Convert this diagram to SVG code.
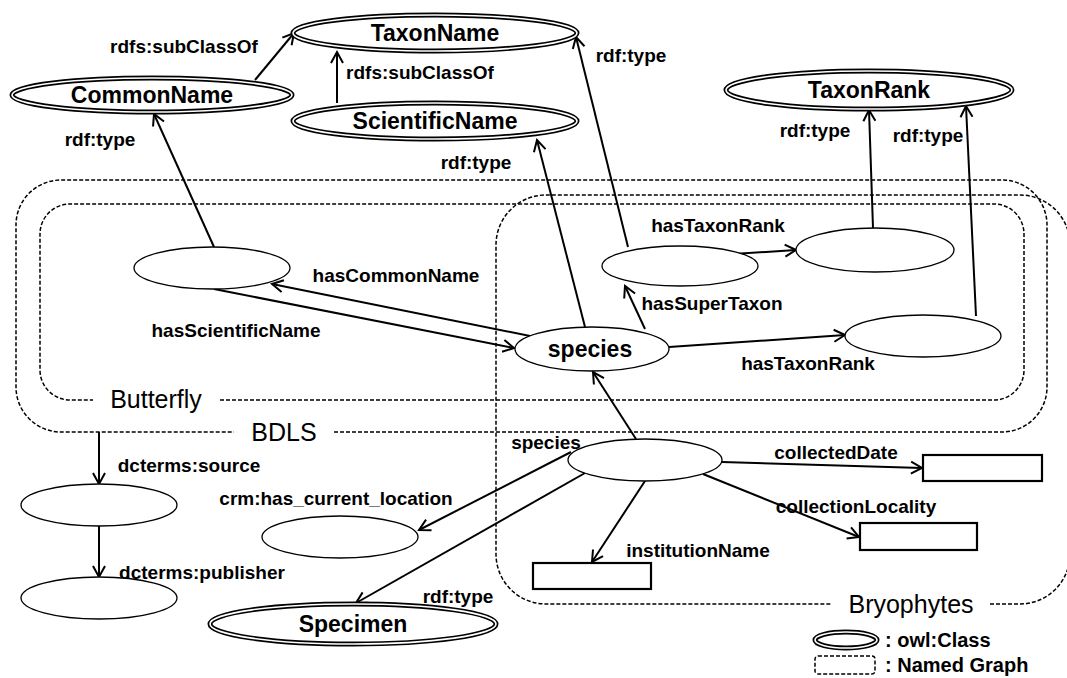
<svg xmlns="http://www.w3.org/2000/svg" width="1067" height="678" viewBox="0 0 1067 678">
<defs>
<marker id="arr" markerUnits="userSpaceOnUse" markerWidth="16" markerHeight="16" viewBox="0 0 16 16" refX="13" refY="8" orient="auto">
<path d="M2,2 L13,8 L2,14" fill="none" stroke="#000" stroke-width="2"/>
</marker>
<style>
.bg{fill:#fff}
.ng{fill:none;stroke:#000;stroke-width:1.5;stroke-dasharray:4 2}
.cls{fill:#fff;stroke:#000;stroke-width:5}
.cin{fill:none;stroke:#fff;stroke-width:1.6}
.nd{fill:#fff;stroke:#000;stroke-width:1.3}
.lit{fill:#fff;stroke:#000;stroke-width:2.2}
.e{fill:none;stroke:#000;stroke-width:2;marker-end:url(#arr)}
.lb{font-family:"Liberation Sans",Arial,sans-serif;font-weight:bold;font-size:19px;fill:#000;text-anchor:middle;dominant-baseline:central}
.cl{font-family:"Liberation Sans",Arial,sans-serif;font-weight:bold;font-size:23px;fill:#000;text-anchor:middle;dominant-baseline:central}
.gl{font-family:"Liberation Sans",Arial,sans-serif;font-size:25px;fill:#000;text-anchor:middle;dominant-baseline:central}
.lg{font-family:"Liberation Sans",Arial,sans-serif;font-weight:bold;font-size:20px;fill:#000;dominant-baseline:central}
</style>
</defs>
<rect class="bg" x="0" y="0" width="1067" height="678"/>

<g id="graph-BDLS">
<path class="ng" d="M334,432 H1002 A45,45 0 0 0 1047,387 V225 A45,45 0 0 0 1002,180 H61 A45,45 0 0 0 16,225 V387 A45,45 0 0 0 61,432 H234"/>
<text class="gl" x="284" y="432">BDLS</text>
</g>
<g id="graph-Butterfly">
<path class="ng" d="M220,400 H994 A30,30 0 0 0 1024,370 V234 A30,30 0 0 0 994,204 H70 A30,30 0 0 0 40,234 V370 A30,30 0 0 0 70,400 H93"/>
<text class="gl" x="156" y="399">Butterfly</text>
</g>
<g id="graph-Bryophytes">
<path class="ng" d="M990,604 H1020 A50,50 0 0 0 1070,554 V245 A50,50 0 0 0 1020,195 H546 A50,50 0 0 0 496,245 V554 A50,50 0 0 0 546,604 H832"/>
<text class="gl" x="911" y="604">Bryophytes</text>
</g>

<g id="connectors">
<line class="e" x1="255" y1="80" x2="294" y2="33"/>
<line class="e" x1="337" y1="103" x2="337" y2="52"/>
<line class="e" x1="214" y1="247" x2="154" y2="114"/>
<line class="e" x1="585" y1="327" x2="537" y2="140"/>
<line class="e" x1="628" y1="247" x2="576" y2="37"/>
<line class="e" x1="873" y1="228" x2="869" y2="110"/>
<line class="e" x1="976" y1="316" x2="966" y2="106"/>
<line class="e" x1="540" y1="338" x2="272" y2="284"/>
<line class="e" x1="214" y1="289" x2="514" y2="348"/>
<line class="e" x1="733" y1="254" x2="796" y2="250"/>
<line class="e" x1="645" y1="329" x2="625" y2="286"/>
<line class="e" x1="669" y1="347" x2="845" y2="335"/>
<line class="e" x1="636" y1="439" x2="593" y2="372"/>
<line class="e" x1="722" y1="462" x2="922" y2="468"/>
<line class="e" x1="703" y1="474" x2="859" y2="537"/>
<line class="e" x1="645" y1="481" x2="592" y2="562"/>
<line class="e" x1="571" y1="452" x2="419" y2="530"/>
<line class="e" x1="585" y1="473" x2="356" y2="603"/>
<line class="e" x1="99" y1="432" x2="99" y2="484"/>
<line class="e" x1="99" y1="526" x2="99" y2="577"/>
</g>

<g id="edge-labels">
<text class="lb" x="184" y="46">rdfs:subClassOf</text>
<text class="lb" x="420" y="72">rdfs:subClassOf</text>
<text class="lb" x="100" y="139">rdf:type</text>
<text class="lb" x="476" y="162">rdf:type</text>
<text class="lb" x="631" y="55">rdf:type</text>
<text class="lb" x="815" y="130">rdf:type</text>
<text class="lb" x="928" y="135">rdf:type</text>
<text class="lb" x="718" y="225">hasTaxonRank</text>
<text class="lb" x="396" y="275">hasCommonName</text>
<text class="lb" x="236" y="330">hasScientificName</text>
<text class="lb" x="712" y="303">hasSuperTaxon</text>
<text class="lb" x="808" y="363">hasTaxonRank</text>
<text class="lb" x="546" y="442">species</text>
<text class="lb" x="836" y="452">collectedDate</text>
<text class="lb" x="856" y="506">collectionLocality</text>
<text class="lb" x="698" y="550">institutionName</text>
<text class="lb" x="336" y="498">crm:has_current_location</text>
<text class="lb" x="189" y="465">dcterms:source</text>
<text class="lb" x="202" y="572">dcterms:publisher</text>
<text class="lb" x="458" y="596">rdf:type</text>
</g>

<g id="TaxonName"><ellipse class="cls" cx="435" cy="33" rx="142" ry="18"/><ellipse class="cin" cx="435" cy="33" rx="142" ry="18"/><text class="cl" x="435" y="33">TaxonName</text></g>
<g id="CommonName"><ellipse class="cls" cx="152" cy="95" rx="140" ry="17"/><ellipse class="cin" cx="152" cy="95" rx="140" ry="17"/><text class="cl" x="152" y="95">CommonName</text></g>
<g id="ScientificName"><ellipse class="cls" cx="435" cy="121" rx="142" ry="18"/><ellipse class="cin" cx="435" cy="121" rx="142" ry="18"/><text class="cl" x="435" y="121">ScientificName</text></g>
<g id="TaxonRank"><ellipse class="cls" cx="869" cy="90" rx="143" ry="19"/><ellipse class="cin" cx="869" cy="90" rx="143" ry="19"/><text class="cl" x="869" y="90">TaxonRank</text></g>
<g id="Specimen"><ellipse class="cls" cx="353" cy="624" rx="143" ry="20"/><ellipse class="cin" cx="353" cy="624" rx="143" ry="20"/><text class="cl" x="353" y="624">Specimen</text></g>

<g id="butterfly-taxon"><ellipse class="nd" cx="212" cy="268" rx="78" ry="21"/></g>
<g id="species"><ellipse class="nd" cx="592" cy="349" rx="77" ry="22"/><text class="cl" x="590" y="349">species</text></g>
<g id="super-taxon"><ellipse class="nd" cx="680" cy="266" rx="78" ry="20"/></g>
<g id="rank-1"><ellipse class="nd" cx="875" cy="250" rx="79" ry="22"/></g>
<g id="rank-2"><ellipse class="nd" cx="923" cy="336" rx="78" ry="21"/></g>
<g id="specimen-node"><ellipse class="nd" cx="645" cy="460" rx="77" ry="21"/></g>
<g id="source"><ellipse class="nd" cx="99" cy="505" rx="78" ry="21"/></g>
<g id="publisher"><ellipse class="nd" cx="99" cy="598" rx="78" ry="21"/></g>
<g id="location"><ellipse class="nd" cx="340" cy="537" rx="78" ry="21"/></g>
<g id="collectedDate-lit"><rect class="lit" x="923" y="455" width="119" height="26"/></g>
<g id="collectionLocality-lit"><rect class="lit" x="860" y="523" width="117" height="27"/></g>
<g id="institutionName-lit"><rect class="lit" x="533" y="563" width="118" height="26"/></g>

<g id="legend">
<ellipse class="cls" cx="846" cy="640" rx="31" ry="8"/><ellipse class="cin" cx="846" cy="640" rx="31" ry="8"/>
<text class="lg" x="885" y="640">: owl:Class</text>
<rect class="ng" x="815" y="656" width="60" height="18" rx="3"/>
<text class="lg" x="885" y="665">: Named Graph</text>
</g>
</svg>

*-*-*

Problem statement: Reproduce the full material exactly, excluding the pictures.

Answer for the task:
Convert this diagram to SVG code.
<svg xmlns="http://www.w3.org/2000/svg" width="1067" height="678" viewBox="0 0 1067 678">
<defs>
<marker id="arr" markerUnits="userSpaceOnUse" markerWidth="16" markerHeight="16" viewBox="0 0 16 16" refX="13" refY="8" orient="auto">
<path d="M2,2 L13,8 L2,14" fill="none" stroke="#000" stroke-width="2"/>
</marker>
<style>
.bg{fill:#fff}
.ng{fill:none;stroke:#000;stroke-width:1.5;stroke-dasharray:4 2}
.cls{fill:#fff;stroke:#000;stroke-width:5}
.cin{fill:none;stroke:#fff;stroke-width:1.6}
.nd{fill:#fff;stroke:#000;stroke-width:1.3}
.lit{fill:#fff;stroke:#000;stroke-width:2.2}
.e{fill:none;stroke:#000;stroke-width:2;marker-end:url(#arr)}
.lb{font-family:"Liberation Sans",Arial,sans-serif;font-weight:bold;font-size:19px;fill:#000;text-anchor:middle;dominant-baseline:central}
.cl{font-family:"Liberation Sans",Arial,sans-serif;font-weight:bold;font-size:23px;fill:#000;text-anchor:middle;dominant-baseline:central}
.gl{font-family:"Liberation Sans",Arial,sans-serif;font-size:25px;fill:#000;text-anchor:middle;dominant-baseline:central}
.lg{font-family:"Liberation Sans",Arial,sans-serif;font-weight:bold;font-size:20px;fill:#000;dominant-baseline:central}
</style>
</defs>
<rect class="bg" x="0" y="0" width="1067" height="678"/>

<g id="graph-BDLS">
<path class="ng" d="M334,432 H1002 A45,45 0 0 0 1047,387 V225 A45,45 0 0 0 1002,180 H61 A45,45 0 0 0 16,225 V387 A45,45 0 0 0 61,432 H234"/>
<text class="gl" x="284" y="432">BDLS</text>
</g>
<g id="graph-Butterfly">
<path class="ng" d="M220,400 H994 A30,30 0 0 0 1024,370 V234 A30,30 0 0 0 994,204 H70 A30,30 0 0 0 40,234 V370 A30,30 0 0 0 70,400 H93"/>
<text class="gl" x="156" y="399">Butterfly</text>
</g>
<g id="graph-Bryophytes">
<path class="ng" d="M990,604 H1020 A50,50 0 0 0 1070,554 V245 A50,50 0 0 0 1020,195 H546 A50,50 0 0 0 496,245 V554 A50,50 0 0 0 546,604 H832"/>
<text class="gl" x="911" y="604">Bryophytes</text>
</g>

<g id="connectors">
<line class="e" x1="255" y1="80" x2="294" y2="33"/>
<line class="e" x1="337" y1="103" x2="337" y2="52"/>
<line class="e" x1="214" y1="247" x2="154" y2="114"/>
<line class="e" x1="585" y1="327" x2="537" y2="140"/>
<line class="e" x1="628" y1="247" x2="576" y2="37"/>
<line class="e" x1="873" y1="228" x2="869" y2="110"/>
<line class="e" x1="976" y1="316" x2="966" y2="106"/>
<line class="e" x1="540" y1="338" x2="272" y2="284"/>
<line class="e" x1="214" y1="289" x2="514" y2="348"/>
<line class="e" x1="733" y1="254" x2="796" y2="250"/>
<line class="e" x1="645" y1="329" x2="625" y2="286"/>
<line class="e" x1="669" y1="347" x2="845" y2="335"/>
<line class="e" x1="636" y1="439" x2="593" y2="372"/>
<line class="e" x1="722" y1="462" x2="922" y2="468"/>
<line class="e" x1="703" y1="474" x2="859" y2="537"/>
<line class="e" x1="645" y1="481" x2="592" y2="562"/>
<line class="e" x1="571" y1="452" x2="419" y2="530"/>
<line class="e" x1="585" y1="473" x2="356" y2="603"/>
<line class="e" x1="99" y1="432" x2="99" y2="484"/>
<line class="e" x1="99" y1="526" x2="99" y2="577"/>
</g>

<g id="edge-labels">
<text class="lb" x="184" y="46">rdfs:subClassOf</text>
<text class="lb" x="420" y="72">rdfs:subClassOf</text>
<text class="lb" x="100" y="139">rdf:type</text>
<text class="lb" x="476" y="162">rdf:type</text>
<text class="lb" x="631" y="55">rdf:type</text>
<text class="lb" x="815" y="130">rdf:type</text>
<text class="lb" x="928" y="135">rdf:type</text>
<text class="lb" x="718" y="225">hasTaxonRank</text>
<text class="lb" x="396" y="275">hasCommonName</text>
<text class="lb" x="236" y="330">hasScientificName</text>
<text class="lb" x="712" y="303">hasSuperTaxon</text>
<text class="lb" x="808" y="363">hasTaxonRank</text>
<text class="lb" x="546" y="442">species</text>
<text class="lb" x="836" y="452">collectedDate</text>
<text class="lb" x="856" y="506">collectionLocality</text>
<text class="lb" x="698" y="550">institutionName</text>
<text class="lb" x="336" y="498">crm:has_current_location</text>
<text class="lb" x="189" y="465">dcterms:source</text>
<text class="lb" x="202" y="572">dcterms:publisher</text>
<text class="lb" x="458" y="596">rdf:type</text>
</g>

<g id="TaxonName"><ellipse class="cls" cx="435" cy="33" rx="142" ry="18"/><ellipse class="cin" cx="435" cy="33" rx="142" ry="18"/><text class="cl" x="435" y="33">TaxonName</text></g>
<g id="CommonName"><ellipse class="cls" cx="152" cy="95" rx="140" ry="17"/><ellipse class="cin" cx="152" cy="95" rx="140" ry="17"/><text class="cl" x="152" y="95">CommonName</text></g>
<g id="ScientificName"><ellipse class="cls" cx="435" cy="121" rx="142" ry="18"/><ellipse class="cin" cx="435" cy="121" rx="142" ry="18"/><text class="cl" x="435" y="121">ScientificName</text></g>
<g id="TaxonRank"><ellipse class="cls" cx="869" cy="90" rx="143" ry="19"/><ellipse class="cin" cx="869" cy="90" rx="143" ry="19"/><text class="cl" x="869" y="90">TaxonRank</text></g>
<g id="Specimen"><ellipse class="cls" cx="353" cy="624" rx="143" ry="20"/><ellipse class="cin" cx="353" cy="624" rx="143" ry="20"/><text class="cl" x="353" y="624">Specimen</text></g>

<g id="butterfly-taxon"><ellipse class="nd" cx="212" cy="268" rx="78" ry="21"/></g>
<g id="species"><ellipse class="nd" cx="592" cy="349" rx="77" ry="22"/><text class="cl" x="590" y="349">species</text></g>
<g id="super-taxon"><ellipse class="nd" cx="680" cy="266" rx="78" ry="20"/></g>
<g id="rank-1"><ellipse class="nd" cx="875" cy="250" rx="79" ry="22"/></g>
<g id="rank-2"><ellipse class="nd" cx="923" cy="336" rx="78" ry="21"/></g>
<g id="specimen-node"><ellipse class="nd" cx="645" cy="460" rx="77" ry="21"/></g>
<g id="source"><ellipse class="nd" cx="99" cy="505" rx="78" ry="21"/></g>
<g id="publisher"><ellipse class="nd" cx="99" cy="598" rx="78" ry="21"/></g>
<g id="location"><ellipse class="nd" cx="340" cy="537" rx="78" ry="21"/></g>
<g id="collectedDate-lit"><rect class="lit" x="923" y="455" width="119" height="26"/></g>
<g id="collectionLocality-lit"><rect class="lit" x="860" y="523" width="117" height="27"/></g>
<g id="institutionName-lit"><rect class="lit" x="533" y="563" width="118" height="26"/></g>

<g id="legend">
<ellipse class="cls" cx="846" cy="640" rx="31" ry="8"/><ellipse class="cin" cx="846" cy="640" rx="31" ry="8"/>
<text class="lg" x="885" y="640">: owl:Class</text>
<rect class="ng" x="815" y="656" width="60" height="18" rx="3"/>
<text class="lg" x="885" y="665">: Named Graph</text>
</g>
</svg>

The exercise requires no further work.